Political and Security Fallout From Brak al-Shatti Attack
On 18 May, Government of National Accord (GNA)-affiliated forces launched a surprise attack on Libyan National Army (LNA) forces based at Brak al-Shatti airbase in south-west Libya. The attack was conducted by the Misratan led-Third Force and units from the Benghazi Defence Brigades (BDB). The attack has been described as a massacre, with at least 74 LNA fighters believed dead and some reports putting the death toll at nearly 150 people. Some reports claim bodies were found with headshot wounds and tied hands, indicating they were executed in custody.
The LNA accused the Third Force of breaking the implicit ‘ceasefire’ between the rival forces in south-west Libya which had been in place since LNA commander Khalifa Haftar met GNA prime minister Fayez al-Serraj in the UAE earlier this month. The LNA has also accused the attacking force of being in league with jihadists and terrorists. The GNA-aligned Misratan-led Third Force commander Jamal al-Triki admitted responsibility for the attack, saying that it was based on instructions from the GNA, but denied that any ceasefire arrangements existed between Haftar and Serraj.
The Brak attack has left the GNA and its supporters in complete disarray. On 19 May, the GNA issued a statement blaming Haftar and the LNA for escalating the conflict in south-west Libya through its recent military operations in the area, thus provoking the militant reaction from the GNA-aligned forces. However, the GNA denied it had ordered the attack. On 20 May, the GNA issued a decision suspending both its Defence Minister Mahdi al-Barghathi and Jamal al-Triki, pending an investigation into the incident. Head of the High Council of State (HCS) Abdurrahman Swehli criticized the GNA for its decision to suspend Bargathi, reaffirming its demand for the removal of foreign minister Taher Siala. Siala came under fire from anti-Haftar factions within Tripoli after referring to Haftar as the legitimate commander of the Libyan Armed Forces.

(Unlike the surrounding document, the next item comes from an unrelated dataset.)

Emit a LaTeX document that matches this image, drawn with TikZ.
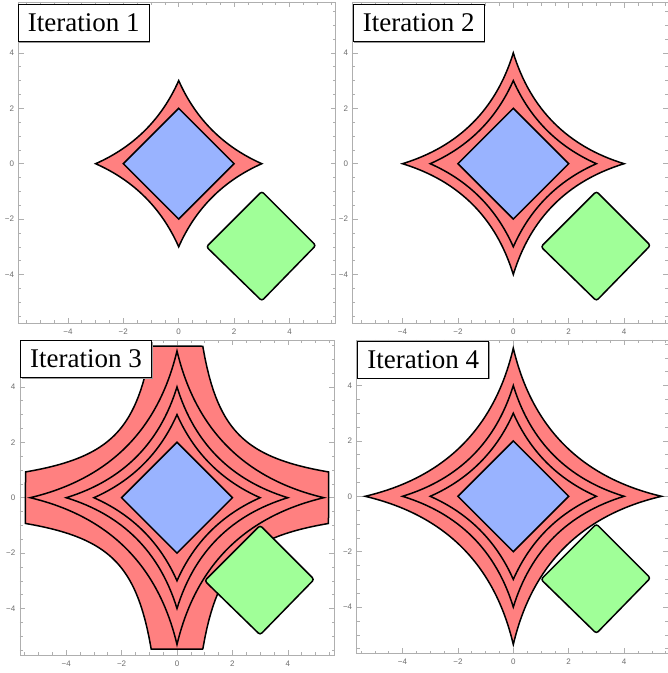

The Misrata Municipal Council and pro-GNA Misratan political leaders issued statements condemning the Brak atrocities but included caveats. They blamed Haftar and the LNA’s 12th Brigade, led by Mohammed Bin Nayel, for provoking the attack by conducting airstrikes and shelling against Teminhint airbase – an airbase close to Brak al-Shatti controlled by the Third Force — for the last two months. On 21 May, a meeting was held in Misrata bringing together the (now-defunct but still socially powerful) Misrata Military Council and some military officers from the GNA-aligned al-Bunyan al-Marsus coalition which fought against ISIS in Sirte last year. They denounced statements by the GNA and pro-GNA Misratan politicians who criticized the operation, and announced they no longer recognized the authority of the GNA.
The LNA responded to the attack with a series of heavy airstrikes on Third Force and Benghazi Defence Brigade (BDB) positions in the Jufra area in south-west Libya, including Hun, Sokna and Waddan. A number of fighters were reportedly killed, while some civilians were injured, amongst them some foreign workers. A meeting between various tribes in Sebha denounced the Brak al-Shatti massacre and gave the Third Force three days to withdraw from south Libya or face retaliation. The situation between various tribes in southern Libya remains highly fragile and renewed violence could lead to a dramatic escalation of conflict in the region.
The events of the last two weeks show that Serraj does not have the support base necessary for a political deal with Haftar. This likely means that either Serraj will be forced to abandon political reconciliation and ally more openly with hard-liner groups such as the BDB and Misratan militias in order to counter the LNA, or he must continue trying to work with Haftar and risk losing political support for his leadership and the GNA altogether. The former approach is likely to completely derail peace talks and could result in civil war between eastern and western factions. The latter approach would likely leave the capital and the western/southern regions highly vulnerable to escalated conflict, and could result in a situation where Serraj and his allies in the GNA are evicted from Tripoli. Any peace deal made in this context would likely favour Haftar and his allies.